(Records contained in a dataset)
--

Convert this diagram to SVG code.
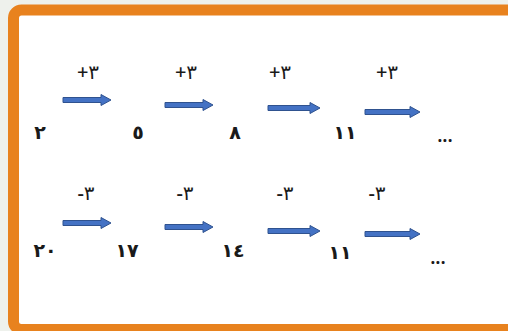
<svg xmlns="http://www.w3.org/2000/svg" width="508" height="331" viewBox="0 0 508 331">
<style>
.t{font-family:"Noto Sans","DejaVu Sans",sans-serif;font-size:19px;fill:#1a1a1a;text-anchor:middle;font-weight:600}
.op{font-family:"Noto Sans","DejaVu Sans",sans-serif;font-size:20px;fill:#1a1a1a;text-anchor:middle;font-weight:500}
.a{fill:#4472C4;stroke:#2F528F;stroke-width:1}
</style>
<rect width="508" height="331" fill="#eef1ec"/>
<rect x="13.5" y="10" width="520" height="319.5" rx="8" fill="#ffffff" stroke="#E8821E" stroke-width="11"/>
<g id="connectors">
<path class="a" d="M63,97.5 H101 V94.5 L111,100 L101,105.5 V102.5 H63 Z"/>
<path class="a" d="M165,102.5 H203 V99.5 L213,105 L203,110.5 V107.5 H165 Z"/>
<path class="a" d="M268,105.5 H310 V102.5 L320,108 L310,113.5 V110.5 H268 Z"/>
<path class="a" d="M365,109.5 H410 V106.5 L420,112 L410,117.5 V114.5 H365 Z"/>
<path class="a" d="M63,220.5 H101 V217.5 L111,223 L101,228.5 V225.5 H63 Z"/>
<path class="a" d="M165,224.5 H203 V221.5 L213,227 L203,232.5 V229.5 H165 Z"/>
<path class="a" d="M268,228.5 H310 V225.5 L320,231 L310,236.5 V233.5 H268 Z"/>
<path class="a" d="M365,231.5 H410 V228.5 L420,234 L410,239.5 V236.5 H365 Z"/>
</g>
<g id="op1"><text class="op" x="88" y="79">+٣</text></g>
<g id="op2"><text class="op" x="186" y="79">+٣</text></g>
<g id="op3"><text class="op" x="280" y="79">+٣</text></g>
<g id="op4"><text class="op" x="387" y="79">+٣</text></g>
<g id="n1"><text class="t" x="40" y="139">٢</text></g>
<g id="n2"><text class="t" x="138" y="139">٥</text></g>
<g id="n3"><text class="t" x="235" y="139">٨</text></g>
<g id="n4"><text class="t" x="345" y="139">١١</text></g>
<g id="n5"><text class="t" x="445" y="142">...</text></g>
<g id="op5"><text class="op" x="86" y="200">-٣</text></g>
<g id="op6"><text class="op" x="185" y="200">-٣</text></g>
<g id="op7"><text class="op" x="285" y="200">-٣</text></g>
<g id="op8"><text class="op" x="377" y="200">-٣</text></g>
<g id="m1"><text class="t" x="45" y="257">٢٠</text></g>
<g id="m2"><text class="t" x="127" y="257">١٧</text></g>
<g id="m3"><text class="t" x="233" y="257">١٤</text></g>
<g id="m4"><text class="t" x="340" y="259">١١</text></g>
<g id="m5"><text class="t" x="438" y="264">...</text></g>
</svg>
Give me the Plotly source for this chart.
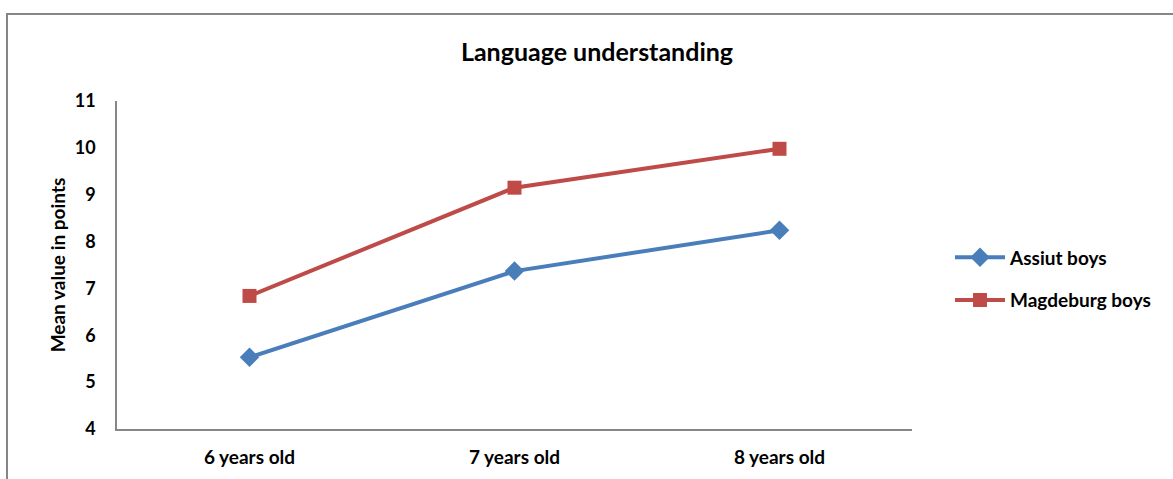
import plotly.graph_objects as go

categories = ["6 years old", "7 years old", "8 years old"]
assiut_boys = [5.53, 7.37, 8.24]
magdeburg_boys = [6.84, 9.15, 9.98]
y_ticks = [4, 5, 6, 7, 8, 9, 10, 11]

W, H = 1173, 479
L, R, T, B = 117, W - 912, 101, H - 429
pw, ph = W - L - R, H - T - B

FONT = "Lato"
AXIS_GRAY = "#868686"

fig = go.Figure()
fig.add_trace(go.Scatter(
    x=categories, y=assiut_boys, name="Assiut boys", mode="lines+markers",
    legendgroup="assiut",
    line=dict(color="#4A7EBB", width=4),
    marker=dict(symbol="diamond", size=15, color="#4A7EBB"),
))
fig.add_trace(go.Scatter(
    x=categories, y=magdeburg_boys, name="Magdeburg boys", mode="lines+markers",
    legendgroup="magdeburg",
    line=dict(color="#BE4B48", width=4),
    marker=dict(symbol="square", size=14, color="#BE4B48"),
))

def px_x(x):
    return (x - L) / pw

def px_y(y):
    return (H - B - y) / ph

# outer chart frame (extends past the page on the right and bottom)
fig.add_shape(type="rect", xref="paper", yref="paper",
              x0=px_x(7), x1=px_x(W + 20), y0=px_y(H + 20), y1=px_y(14),
              line=dict(color=AXIS_GRAY, width=2), layer="below")

bold = dict(family=FONT, weight="bold", color="black")

fig.update_layout(
    width=W, height=H,
    margin=dict(l=L, r=R, t=T, b=B),
    paper_bgcolor="white", plot_bgcolor="white",
    font=dict(family=FONT, color="black"),
    title=dict(text="Language understanding", x=597 / W, xanchor="center",
               y=1 - 52 / H, yanchor="middle", font=dict(size=25, **bold)),
    xaxis=dict(range=[-0.5, 2.5], showline=True, linecolor=AXIS_GRAY, linewidth=1.5,
               showgrid=False, zeroline=False, ticks="",
               tickfont=dict(size=19, **bold), ticklabelstandoff=10),
    yaxis=dict(range=[4, 11], tickvals=y_ticks, showline=True, linecolor=AXIS_GRAY,
               linewidth=1.5, showgrid=False, zeroline=False, ticks="",
               tickfont=dict(size=18, **bold), ticklabelstandoff=16,
               title=dict(text="Mean value in points", font=dict(size=19, **bold),
                          standoff=4)),
    legend=dict(x=px_x(950), xanchor="left", y=px_y(279), yanchor="middle",
                font=dict(size=19, **bold), itemwidth=50, tracegroupgap=15,
                bgcolor="rgba(0,0,0,0)"),
    showlegend=True,
)

fig.write_html("out.html")
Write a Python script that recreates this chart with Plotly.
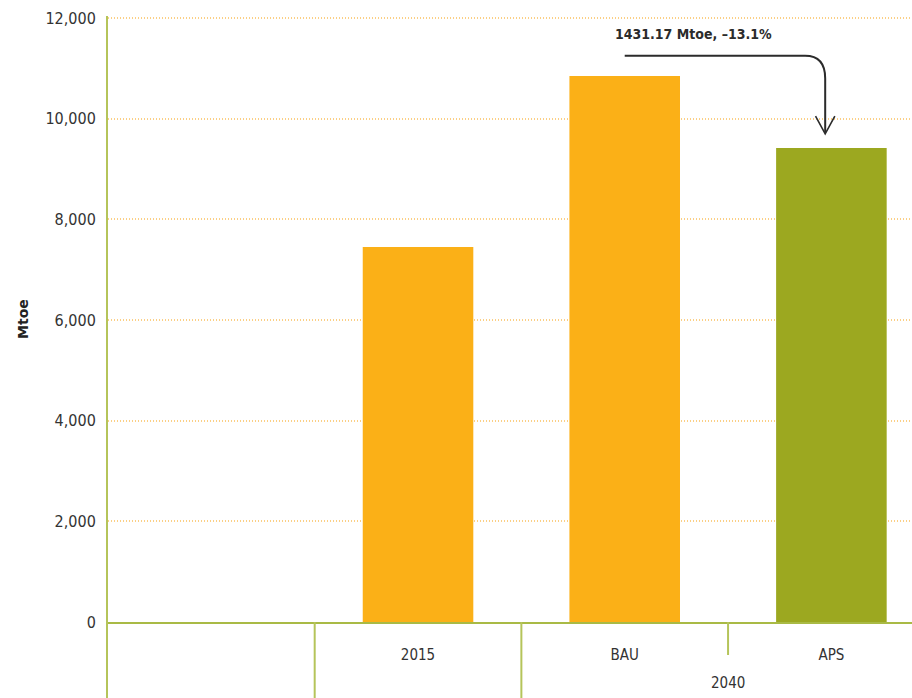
import plotly.graph_objects as go

# Total primary energy supply, Mtoe
groups = ["", "", "2040", "2040"]
scenarios = [" ", "2015", "BAU", "APS"]
bau_value = 10850
saving = 1431.17
values = [None, 7452, bau_value, bau_value - saving]
bar_colors = ["#FBB017", "#FBB017", "#FBB017", "#9CA820"]
y_ticks = [0, 2000, 4000, 6000, 8000, 10000, 12000]
y_tick_text = ["0", "2,000", "4,000", "6,000", "8,000", "10,000", "12,000"]
note_text = "1431.17 Mtoe, \u201313.1%"

FONT = "Liberation Sans Narrow, DejaVu Sans Condensed, Arial Narrow, sans-serif"
AXIS_GREEN = "#B5C45A"

x_range = [-0.5, 3.39]
y_range = [0, 12040]
plot_h = 698 - 16 - 76
plot_w = 912 - 108


def to_paper(idx):
    return (idx - x_range[0]) / (x_range[1] - x_range[0])


fig = go.Figure()
fig.add_trace(go.Bar(
    x=scenarios,
    y=values,
    marker=dict(color=bar_colors, line=dict(width=0)),
    width=0.535,
    showlegend=False,
    hoverinfo="y",
))

# Category boundaries: full-depth lines where the group changes,
# short ticks between members of the same group
for i in range(len(groups)):
    bx = to_paper(i - 0.5)
    full = i == 0 or groups[i] != groups[i - 1] or groups[i] == ""
    depth = 80 if full else 33
    if i == 0:
        bx -= 1 / plot_w  # sit flush with the value axis line
    fig.add_shape(
        type="line", xref="paper", yref="paper",
        x0=bx, x1=bx, y0=0, y1=-depth / plot_h,
        line=dict(color=AXIS_GREEN, width=2),
    )

# Group labels centred under their members
seen = []
for g in groups:
    if g and g not in seen:
        seen.append(g)
        idx = [i for i, v in enumerate(groups) if v == g]
        fig.add_annotation(
            xref="x", yref="paper",
            x=sum(idx) / len(idx), y=-61 / plot_h,
            text=g, showarrow=False, yanchor="middle",
            font=dict(family=FONT, size=15, color="#333333"),
        )

# Arrow from the BAU level down to the APS bar
x_start = to_paper(2)
x_end = to_paper(2.97)
y_line = 11250
bend_dx = 0.025
bend_dy = 450
fig.add_shape(
    type="path",
    xref="paper", yref="y",
    path=(f"M {x_start},{y_line} L {x_end - bend_dx},{y_line} "
          f"Q {x_end},{y_line} {x_end},{y_line - bend_dy} L {x_end},{9730}"),
    line=dict(color="#2b2b2b", width=2),
)
# open arrowhead drawn as a V
head_dx = 0.012
fig.add_shape(
    type="path", xref="paper", yref="y",
    path=(f"M {x_end - head_dx},{10050} L {x_end},{9700} L {x_end + head_dx},{10050}"),
    line=dict(color="#2b2b2b", width=1.6),
)
fig.add_annotation(
    xref="paper", yref="y",
    x=(x_start + to_paper(2.67)) / 2, y=11680,
    xanchor="center",
    text=f"<b>{note_text}</b>", showarrow=False,
    font=dict(family=FONT, size=14, color="#2b2b2b"),
)

fig.update_layout(
    width=912, height=698,
    margin=dict(l=108, r=0, t=16, b=76),
    paper_bgcolor="white", plot_bgcolor="white",
    bargap=0.465,
    font=dict(family=FONT, size=15, color="#333333"),
    xaxis=dict(
        type="category",
        categoryorder="array", categoryarray=scenarios,
        range=x_range,
        showline=True, linecolor="#A9BA45", linewidth=2,
        ticks="",
        showgrid=False,
        ticklabelstandoff=18,
        tickfont=dict(family=FONT, size=15, color="#333333"),
    ),
    yaxis=dict(
        range=y_range,
        tickvals=y_ticks, ticktext=y_tick_text,
        showgrid=True, gridcolor="#FBCF85", gridwidth=2, griddash="1px,2px",
        zeroline=False,
        showline=True, linecolor=AXIS_GREEN, linewidth=2,
        ticks="", ticklabelstandoff=7,
        tickfont=dict(family=FONT, size=16, color="#333333"),
        title=dict(text="<b>Mtoe</b>", standoff=14,
                   font=dict(family="DejaVu Sans, sans-serif", size=14, color="#222222")),
    ),
)

fig.write_html("out.html")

--

Copy each line of the records containing the string "this".

• [Task result]
Convert this diagram to SVG code.
Give me the Plotly source for this chart.
Write a Python script that recreates this chart with Plotly.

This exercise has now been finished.